Question Generation and Question Answering are two independent yet highly related tasks. If it is true that the amount of available data has increased exponentially, it is also true that there is a need for discernment and responsibility to select important and valid information. This is important to filter information that can be questionable.

From a learning perspective, access to trustworthy information provides a variety of contents for the teachers. For the students, the available content can help them to enhance their knowledge. Bearing this in mind, the developed tool has a clear advantage: provide content such as generated questions and their answers. This helps the teacher to automatically generate questions and make slight changes if needed. For the student, it allows to test their skills with different questions from different contexts.

The results of the presented tool are promising. Even so, we are aware that there is a lot to improve in each of the modules. Our main goal is to present a direction of research on the possible bidirectionality of the QG and QA tasks. The analyzed results show a possible way to evaluate the robustness of the QA mechanism based on the ambiguity of the generated questions.

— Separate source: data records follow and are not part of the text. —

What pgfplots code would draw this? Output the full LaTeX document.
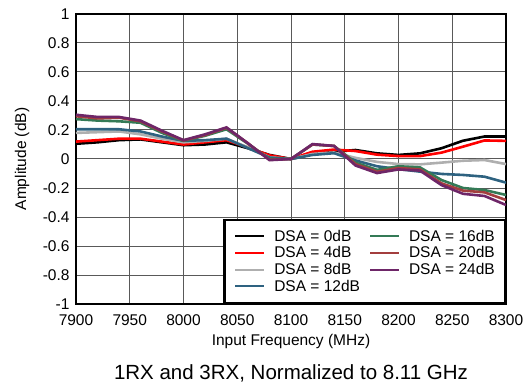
\documentclass[border=0pt]{standalone}
\usepackage{fontspec}
\setmainfont{Liberation Sans}
\usepackage{pgfplots}
\pgfplotsset{compat=1.18}

\definecolor{c0}{RGB}{0,0,0}
\definecolor{c4}{RGB}{255,0,0}
\definecolor{c8}{RGB}{175,175,175}
\definecolor{c12}{RGB}{46,98,128}
\definecolor{c16}{RGB}{52,122,86}
\definecolor{c20}{RGB}{163,62,62}
\definecolor{c24}{RGB}{110,38,104}

\begin{document}
\begin{tikzpicture}
\path[use as bounding box] (-76bp,-80bp) rectangle (453bp,304bp);
\begin{axis}[
  at={(0,0)}, anchor=south west,
  scale only axis, width=430bp, height=290bp,
  xmin=7900, xmax=8300, ymin=-1, ymax=1,
  xtick={7900,7950,8000,8050,8100,8150,8200,8250,8300},
  xticklabels={7900,7950,8000,8050,8100,8150,8200,8250,8300},
  ytick={-1,-0.8,-0.6,-0.4,-0.2,0,0.2,0.4,0.6,0.8,1},
  yticklabels={-1,-0.8,-0.6,-0.4,-0.2,0,0.2,0.4,0.6,0.8,1},
  grid=major, major grid style={line width=1bp, black!65},
  major tick length=0pt,
  axis line style={line width=2.5bp},
  tick label style={font=\fontsize{15.5bp}{18bp}\selectfont},
  xticklabel style={yshift=-7bp},
  yticklabel style={xshift=-3bp},
  xlabel={Input Frequency (MHz)}, ylabel={Amplitude (dB)},
  label style={font=\fontsize{15.5bp}{18bp}\selectfont},
  xlabel style={at={(axis description cs:0.5,-0.131)}, anchor=center},
  ylabel style={at={(axis description cs:-0.1256,0.5)}, anchor=center},
  every axis title shift=0pt,
  title={1RX and 3RX, Normalized to 8.11 GHz},
  title style={at={(axis description cs:0.5,-0.24)}, anchor=center, font=\fontsize{20.5bp}{24bp}\selectfont},
  legend columns=2,
  legend cell align=left,
  legend style={at={(1,0)}, anchor=south east, draw=black, line width=2.5bp,
    inner xsep=10bp, inner ysep=8bp, column sep=9bp, row sep=0pt,
    nodes={inner xsep=0pt, inner ysep=2bp},
    font=\fontsize{15.5bp}{18bp}\selectfont},
  legend image code/.code={\draw[#1, line width=2bp] (0bp,0bp) -- (29bp,0bp);},
]
\addplot[c0, line width=2.6bp, forget plot] coordinates {
(7900,0.105)(7920,0.115)(7940,0.13)(7960,0.135)(7980,0.115)(8000,0.095)(8020,0.10)(8040,0.115)(8060,0.074)(8080,0.028)(8100,0)
(8120,0.034)(8140,0.05)(8160,0.062)(8180,0.039)(8200,0.028)(8220,0.039)(8240,0.074)(8260,0.126)(8280,0.155)(8300,0.155)};
\addplot[c4, line width=2.6bp, forget plot] coordinates {
(7900,0.12)(7920,0.13)(7940,0.14)(7960,0.14)(7980,0.12)(8000,0.10)(8020,0.115)(8040,0.13)(8060,0.08)(8080,0.025)(8100,0)
(8120,0.05)(8140,0.065)(8160,0.055)(8180,0.03)(8200,0.02)(8220,0.02)(8240,0.044)(8260,0.085)(8280,0.128)(8300,0.125)};
\addplot[c8, line width=2.6bp, forget plot] coordinates {
(7900,0.18)(7920,0.185)(7940,0.19)(7960,0.17)(7980,0.14)(8000,0.115)(8020,0.125)(8040,0.14)(8060,0.08)(8080,0.012)(8100,0)
(8120,0.035)(8140,0.045)(8160,0.008)(8180,-0.02)(8200,-0.035)(8220,-0.037)(8240,-0.025)(8260,-0.012)(8280,-0.007)(8300,-0.035)};
\addplot[c12, line width=2.6bp, forget plot] coordinates {
(7900,0.205)(7920,0.205)(7940,0.205)(7960,0.19)(7980,0.155)(8000,0.125)(8020,0.13)(8040,0.14)(8060,0.075)(8080,0.01)(8100,0)
(8120,0.028)(8140,0.04)(8160,-0.01)(8180,-0.05)(8200,-0.07)(8220,-0.087)(8240,-0.103)(8260,-0.11)(8280,-0.122)(8300,-0.163)};
\addplot[c16, line width=2.6bp, forget plot] coordinates {
(7900,0.275)(7920,0.265)(7940,0.26)(7960,0.25)(7980,0.18)(8000,0.125)(8020,0.16)(8040,0.205)(8060,0.105)(8080,0.0)(8100,0)
(8120,0.1)(8140,0.09)(8160,-0.025)(8180,-0.075)(8200,-0.05)(8220,-0.058)(8240,-0.145)(8260,-0.2)(8280,-0.214)(8300,-0.248)};
\addplot[c20, line width=2.6bp, forget plot] coordinates {
(7900,0.295)(7920,0.28)(7940,0.285)(7960,0.26)(7980,0.19)(8000,0.128)(8020,0.165)(8040,0.215)(8060,0.108)(8080,-0.005)(8100,0)
(8120,0.1)(8140,0.09)(8160,-0.035)(8180,-0.088)(8200,-0.062)(8220,-0.072)(8240,-0.168)(8260,-0.218)(8280,-0.23)(8300,-0.283)};
\addplot[c24, line width=2.6bp, forget plot] coordinates {
(7900,0.305)(7920,0.29)(7940,0.29)(7960,0.265)(7980,0.195)(8000,0.13)(8020,0.17)(8040,0.218)(8060,0.108)(8080,-0.008)(8100,0)
(8120,0.103)(8140,0.09)(8160,-0.045)(8180,-0.097)(8200,-0.072)(8220,-0.08)(8240,-0.18)(8260,-0.24)(8280,-0.255)(8300,-0.317)};
\addlegendimage{c0}\addlegendentry{DSA = 0dB}
\addlegendimage{c16}\addlegendentry{DSA = 16dB}
\addlegendimage{c4}\addlegendentry{DSA = 4dB}
\addlegendimage{c20}\addlegendentry{DSA = 20dB}
\addlegendimage{c8}\addlegendentry{DSA = 8dB}
\addlegendimage{c24}\addlegendentry{DSA = 24dB}
\addlegendimage{c12}\addlegendentry{DSA = 12dB}
\end{axis}
\end{tikzpicture}
\end{document}
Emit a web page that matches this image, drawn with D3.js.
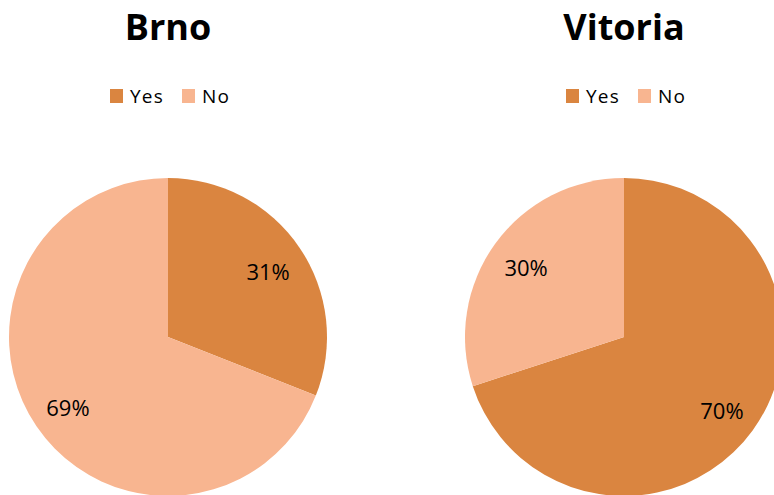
<!DOCTYPE html>
<html lang="en">
<head>
  <meta charset="UTF-8">
  <title>Brno / Vitoria</title>
  <style>
    body { margin: 0; background: #fff; }
    svg { display: block; }
    text { font-family: "Open Sans", Arial, sans-serif; fill: #000; }
  </style>
</head>
<body>

<svg width="774" height="495"></svg>

<script src="https://d3js.org/d3.v7.min.js"></script>
<script>

// Chart data
let cities = ["Brno", "Vitoria"];
let categories = ["Yes", "No"];
let yesValues = [31, 70];
let noValues = [69, 30];
let colors = ["#da8540", "#f8b590"];

let width = 774, height = 495;
let svg = d3.select("svg").attr("viewBox", "0 0 " + width + " " + height);

let color = d3.scaleOrdinal().domain(categories).range(colors);

// one horizontal slot per city
let xPos = d3.scalePoint().domain(cities).range([168, 624]);

let radius = 159, cy = 337, labelRadius = 121;

let pie = d3.pie().sort(null).value(d => d.value);
let arc = d3.arc().innerRadius(0).outerRadius(radius);
let labelArc = d3.arc().innerRadius(labelRadius).outerRadius(labelRadius);

cities.forEach((city, i) => {
  let cx = xPos(city);
  let slices = categories.map((c, j) => ({
    cat: c,
    value: j == 0 ? yesValues[i] : noValues[i]
  }));

  // title
  svg.append("text")
      .attr("x", cx)
      .attr("y", 40)
      .attr("text-anchor", "middle")
      .style("font-size", "36px")
      .style("font-weight", "bold")
      .text(city);

  // legend
  let leg = svg.append("g").attr("transform", "translate(" + (cx - 58) + ",89)");
  let offsets = [0, 72];
  categories.forEach((c, j) => {
    leg.append("rect")
        .attr("x", offsets[j])
        .attr("y", 0)
        .attr("width", 13)
        .attr("height", 14)
        .attr("fill", color(c));
    leg.append("text")
        .attr("x", offsets[j] + 20)
        .attr("y", 14)
        .style("font-size", "19px")
        .style("letter-spacing", "1.2px")
        .text(c);
  });

  // pie
  let g = svg.append("g").attr("transform", "translate(" + cx + "," + cy + ")");
  let arcs = pie(slices);

  g.selectAll("path")
    .data(arcs)
    .enter()
    .append("path")
      .attr("d", arc)
      .attr("fill", d => color(d.data.cat));

  g.selectAll("text")
    .data(arcs)
    .enter()
    .append("text")
      .attr("transform", d => "translate(" + labelArc.centroid(d) + ")")
      .attr("text-anchor", "middle")
      .attr("dy", "0.48em")
      .style("font-size", "22px")
      .text(d => d.data.value + "%");
});

</script>

</body>
</html>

We intend to expand our tool with other types of approaches that allow a more extensive analysis of the sentences. In addition, we intend to decrease the number of grammatical errors that can be verified in the process of generating questions. Generating factual questions for the English language has a lot of possibilities and some of the suggestions can be: generating questions from a combination of more than one sentence, the ability to handle more complex text and to have standard evaluation techniques. The possession of gold-standard test data is also very important.

The most important conclusion that we can draw from our study is the possibility of generating datasets with question and answer pairs in a completely automatic manner. This way, less human intervention will be necessary to create this type of content. In this automatic generation process (both for questions and answers) it is necessary to guarantee the quality of the generated content. We see a promising future for these tasks using modern Machine Learning techniques.